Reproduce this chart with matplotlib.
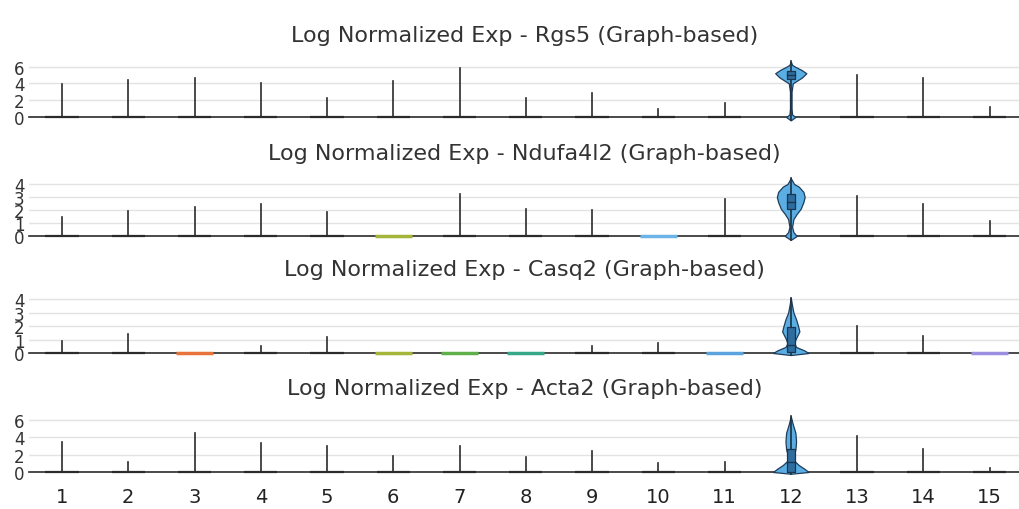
import matplotlib.pyplot as plt

# clusters and colours
clusters = list(range(1, 16))
cluster_colors = ["#3b7dd8", "#e05a4f", "#e8743b", "#d9a23a", "#c9c23a", "#a5b53a",
                  "#5fb04a", "#35a889", "#34b3b3", "#6cb4e8", "#5aa3df", "#56a8e0",
                  "#7a7fe0", "#a070d8", "#9d8fe0"]

genes = ["Rgs5", "Ndufa4l2", "Casq2", "Acta2"]

# max expression per cluster (whisker top), 0 = all zero
max_expr = {
    "Rgs5":     [3.9, 4.4, 4.6, 4.1, 2.2, 4.3, 5.8, 2.3, 2.8, 1.0, 1.7, 6.6, 5.0, 4.6, 1.2],
    "Ndufa4l2": [1.45, 1.9, 2.2, 2.45, 1.85, 0, 3.2, 2.1, 2.0, 0, 2.85, 4.45, 3.1, 2.45, 1.15],
    "Casq2":    [0.9, 1.4, 0, 0.5, 1.2, 0, 0, 0, 0.5, 0.75, 0, 4.1, 2.0, 1.25, 0],
    "Acta2":    [3.4, 1.15, 4.5, 3.3, 3.0, 1.8, 3.0, 1.7, 2.4, 1.0, 1.1, 6.4, 4.1, 2.6, 0.45],
}

# cluster 12 violin profile: expression levels and half widths
c12_levels = {
    "Rgs5":     [-0.4, 0.0, 0.3, 1.0, 3.0, 4.0, 4.3, 4.7, 5.2, 5.6, 6.0, 6.2, 6.6],
    "Ndufa4l2": [-0.3, 0.0, 0.3, 0.7, 1.3, 1.7, 2.1, 2.6, 3.0, 3.4, 3.8, 4.0, 4.45],
    "Casq2":    [-0.15, 0.0, 0.2, 0.45, 0.7, 1.0, 1.6, 2.0, 2.5, 3.0, 3.5, 4.1],
    "Acta2":    [-0.2, 0.0, 0.4, 0.8, 1.3, 1.8, 2.6, 3.5, 4.5, 5.5, 6.4],
}
c12_halfwidth = {
    "Rgs5":     [0.0, 0.07, 0.02, 0.012, 0.012, 0.03, 0.09, 0.17, 0.235, 0.16, 0.06, 0.02, 0.0],
    "Ndufa4l2": [0.0, 0.09, 0.04, 0.02, 0.04, 0.09, 0.15, 0.19, 0.21, 0.19, 0.12, 0.05, 0.0],
    "Casq2":    [0.0, 0.27, 0.2, 0.08, 0.05, 0.07, 0.13, 0.11, 0.08, 0.04, 0.02, 0.0],
    "Acta2":    [0.0, 0.27, 0.2, 0.12, 0.05, 0.04, 0.07, 0.08, 0.07, 0.03, 0.0],
}
# cluster 12 box: q1, median, q3
c12_box = {
    "Rgs5":     [4.5, 5.0, 5.5],
    "Ndufa4l2": [2.1, 2.6, 3.2],
    "Casq2":    [0.05, 0.6, 1.9],
    "Acta2":    [0.05, 1.2, 2.7],
}

yticks = {"Rgs5": [0, 2, 4, 6], "Ndufa4l2": [0, 1, 2, 3, 4],
          "Casq2": [0, 1, 2, 3, 4], "Acta2": [0, 2, 4, 6]}
ytop = {"Rgs5": 7.25, "Ndufa4l2": 4.77, "Casq2": 4.67, "Acta2": 7.24}

# axes placement in pixels (top, bottom)
W, H = 1020, 510
panel_px = [(57, 118), (175, 237), (291, 354), (410, 473)]

fig = plt.figure(figsize=(W / 100, H / 100), dpi=100)
plt.rcParams["font.family"] = ["DejaVu Sans"]

dark = "#2b2b2b"
for gene, (top, bot) in zip(genes, panel_px):
    ax = fig.add_axes([28.9 / W, 1 - bot / H, (W - 28.9) / W, (bot - top) / H])
    ax.set_xlim(0.5, 15.46)
    ax.set_ylim(0, ytop[gene])
    for s in ["top", "right", "left"]:
        ax.spines[s].set_visible(False)
    ax.spines["bottom"].set_color(dark)
    ax.spines["bottom"].set_linewidth(1.2)
    ax.set_yticks(yticks[gene])
    ax.set_yticklabels([str(t) for t in yticks[gene]], fontsize=12, color="#333333")
    ax.tick_params(length=0, pad=3)
    ax.grid(axis="y", color="#e3e3e3", linewidth=1)
    ax.set_axisbelow(True)
    ax.set_title(f"Log Normalized Exp - {gene} (Graph-based)", fontsize=16,
                 color="#333333", pad=11)

    for c, m, col in zip(clusters, max_expr[gene], cluster_colors):
        if c == 12:
            lv = c12_levels[gene]
            hw = c12_halfwidth[gene]
            ax.fill_betweenx(lv, [c - h for h in hw], [c + h for h in hw],
                             facecolor="#5aaee3", edgecolor="#1f3d5a", linewidth=0.9,
                             zorder=3, clip_on=False)
            ax.plot([c, c], [lv[0], lv[-1]], color="#1f2f40", linewidth=1.2,
                    zorder=4, clip_on=False)
            q1, med, q3 = c12_box[gene]
            ax.fill_between([c - 0.06, c + 0.06], q1, q3, facecolor="#2f6d9e",
                            edgecolor="#1a3550", linewidth=0.9, zorder=5)
            ax.plot([c - 0.06, c + 0.06], [med, med], color="#1a3550",
                    linewidth=1, zorder=6)
        elif m == 0:
            ax.plot([c - 0.28, c + 0.28], [0, 0], color=col, linewidth=2.5,
                    solid_capstyle="butt", zorder=3, clip_on=False)
        else:
            ax.plot([c - 0.25, c + 0.25], [0, 0], color=dark, linewidth=1.6,
                    solid_capstyle="butt", zorder=3, clip_on=False)
            ax.plot([c, c], [0, m], color=dark, linewidth=1.2, zorder=3)

    if gene == genes[-1]:
        ax.set_xticks(clusters)
        ax.set_xticklabels([str(c) for c in clusters], fontsize=14, color="#222222")
        ax.tick_params(axis="x", pad=11)
    else:
        ax.set_xticks([])

fig.savefig("out.png", dpi=100)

• The exercise: Quote the data above in full and without alteration; skip the pictures.

• Solved problem:
Reproduce this chart with matplotlib.
import matplotlib.pyplot as plt

# clusters and colours
clusters = list(range(1, 16))
cluster_colors = ["#3b7dd8", "#e05a4f", "#e8743b", "#d9a23a", "#c9c23a", "#a5b53a",
                  "#5fb04a", "#35a889", "#34b3b3", "#6cb4e8", "#5aa3df", "#56a8e0",
                  "#7a7fe0", "#a070d8", "#9d8fe0"]

genes = ["Rgs5", "Ndufa4l2", "Casq2", "Acta2"]

# max expression per cluster (whisker top), 0 = all zero
max_expr = {
    "Rgs5":     [3.9, 4.4, 4.6, 4.1, 2.2, 4.3, 5.8, 2.3, 2.8, 1.0, 1.7, 6.6, 5.0, 4.6, 1.2],
    "Ndufa4l2": [1.45, 1.9, 2.2, 2.45, 1.85, 0, 3.2, 2.1, 2.0, 0, 2.85, 4.45, 3.1, 2.45, 1.15],
    "Casq2":    [0.9, 1.4, 0, 0.5, 1.2, 0, 0, 0, 0.5, 0.75, 0, 4.1, 2.0, 1.25, 0],
    "Acta2":    [3.4, 1.15, 4.5, 3.3, 3.0, 1.8, 3.0, 1.7, 2.4, 1.0, 1.1, 6.4, 4.1, 2.6, 0.45],
}

# cluster 12 violin profile: expression levels and half widths
c12_levels = {
    "Rgs5":     [-0.4, 0.0, 0.3, 1.0, 3.0, 4.0, 4.3, 4.7, 5.2, 5.6, 6.0, 6.2, 6.6],
    "Ndufa4l2": [-0.3, 0.0, 0.3, 0.7, 1.3, 1.7, 2.1, 2.6, 3.0, 3.4, 3.8, 4.0, 4.45],
    "Casq2":    [-0.15, 0.0, 0.2, 0.45, 0.7, 1.0, 1.6, 2.0, 2.5, 3.0, 3.5, 4.1],
    "Acta2":    [-0.2, 0.0, 0.4, 0.8, 1.3, 1.8, 2.6, 3.5, 4.5, 5.5, 6.4],
}
c12_halfwidth = {
    "Rgs5":     [0.0, 0.07, 0.02, 0.012, 0.012, 0.03, 0.09, 0.17, 0.235, 0.16, 0.06, 0.02, 0.0],
    "Ndufa4l2": [0.0, 0.09, 0.04, 0.02, 0.04, 0.09, 0.15, 0.19, 0.21, 0.19, 0.12, 0.05, 0.0],
    "Casq2":    [0.0, 0.27, 0.2, 0.08, 0.05, 0.07, 0.13, 0.11, 0.08, 0.04, 0.02, 0.0],
    "Acta2":    [0.0, 0.27, 0.2, 0.12, 0.05, 0.04, 0.07, 0.08, 0.07, 0.03, 0.0],
}
# cluster 12 box: q1, median, q3
c12_box = {
    "Rgs5":     [4.5, 5.0, 5.5],
    "Ndufa4l2": [2.1, 2.6, 3.2],
    "Casq2":    [0.05, 0.6, 1.9],
    "Acta2":    [0.05, 1.2, 2.7],
}

yticks = {"Rgs5": [0, 2, 4, 6], "Ndufa4l2": [0, 1, 2, 3, 4],
          "Casq2": [0, 1, 2, 3, 4], "Acta2": [0, 2, 4, 6]}
ytop = {"Rgs5": 7.25, "Ndufa4l2": 4.77, "Casq2": 4.67, "Acta2": 7.24}

# axes placement in pixels (top, bottom)
W, H = 1020, 510
panel_px = [(57, 118), (175, 237), (291, 354), (410, 473)]

fig = plt.figure(figsize=(W / 100, H / 100), dpi=100)
plt.rcParams["font.family"] = ["DejaVu Sans"]

dark = "#2b2b2b"
for gene, (top, bot) in zip(genes, panel_px):
    ax = fig.add_axes([28.9 / W, 1 - bot / H, (W - 28.9) / W, (bot - top) / H])
    ax.set_xlim(0.5, 15.46)
    ax.set_ylim(0, ytop[gene])
    for s in ["top", "right", "left"]:
        ax.spines[s].set_visible(False)
    ax.spines["bottom"].set_color(dark)
    ax.spines["bottom"].set_linewidth(1.2)
    ax.set_yticks(yticks[gene])
    ax.set_yticklabels([str(t) for t in yticks[gene]], fontsize=12, color="#333333")
    ax.tick_params(length=0, pad=3)
    ax.grid(axis="y", color="#e3e3e3", linewidth=1)
    ax.set_axisbelow(True)
    ax.set_title(f"Log Normalized Exp - {gene} (Graph-based)", fontsize=16,
                 color="#333333", pad=11)

    for c, m, col in zip(clusters, max_expr[gene], cluster_colors):
        if c == 12:
            lv = c12_levels[gene]
            hw = c12_halfwidth[gene]
            ax.fill_betweenx(lv, [c - h for h in hw], [c + h for h in hw],
                             facecolor="#5aaee3", edgecolor="#1f3d5a", linewidth=0.9,
                             zorder=3, clip_on=False)
            ax.plot([c, c], [lv[0], lv[-1]], color="#1f2f40", linewidth=1.2,
                    zorder=4, clip_on=False)
            q1, med, q3 = c12_box[gene]
            ax.fill_between([c - 0.06, c + 0.06], q1, q3, facecolor="#2f6d9e",
                            edgecolor="#1a3550", linewidth=0.9, zorder=5)
            ax.plot([c - 0.06, c + 0.06], [med, med], color="#1a3550",
                    linewidth=1, zorder=6)
        elif m == 0:
            ax.plot([c - 0.28, c + 0.28], [0, 0], color=col, linewidth=2.5,
                    solid_capstyle="butt", zorder=3, clip_on=False)
        else:
            ax.plot([c - 0.25, c + 0.25], [0, 0], color=dark, linewidth=1.6,
                    solid_capstyle="butt", zorder=3, clip_on=False)
            ax.plot([c, c], [0, m], color=dark, linewidth=1.2, zorder=3)

    if gene == genes[-1]:
        ax.set_xticks(clusters)
        ax.set_xticklabels([str(c) for c in clusters], fontsize=14, color="#222222")
        ax.tick_params(axis="x", pad=11)
    else:
        ax.set_xticks([])

fig.savefig("out.png", dpi=100)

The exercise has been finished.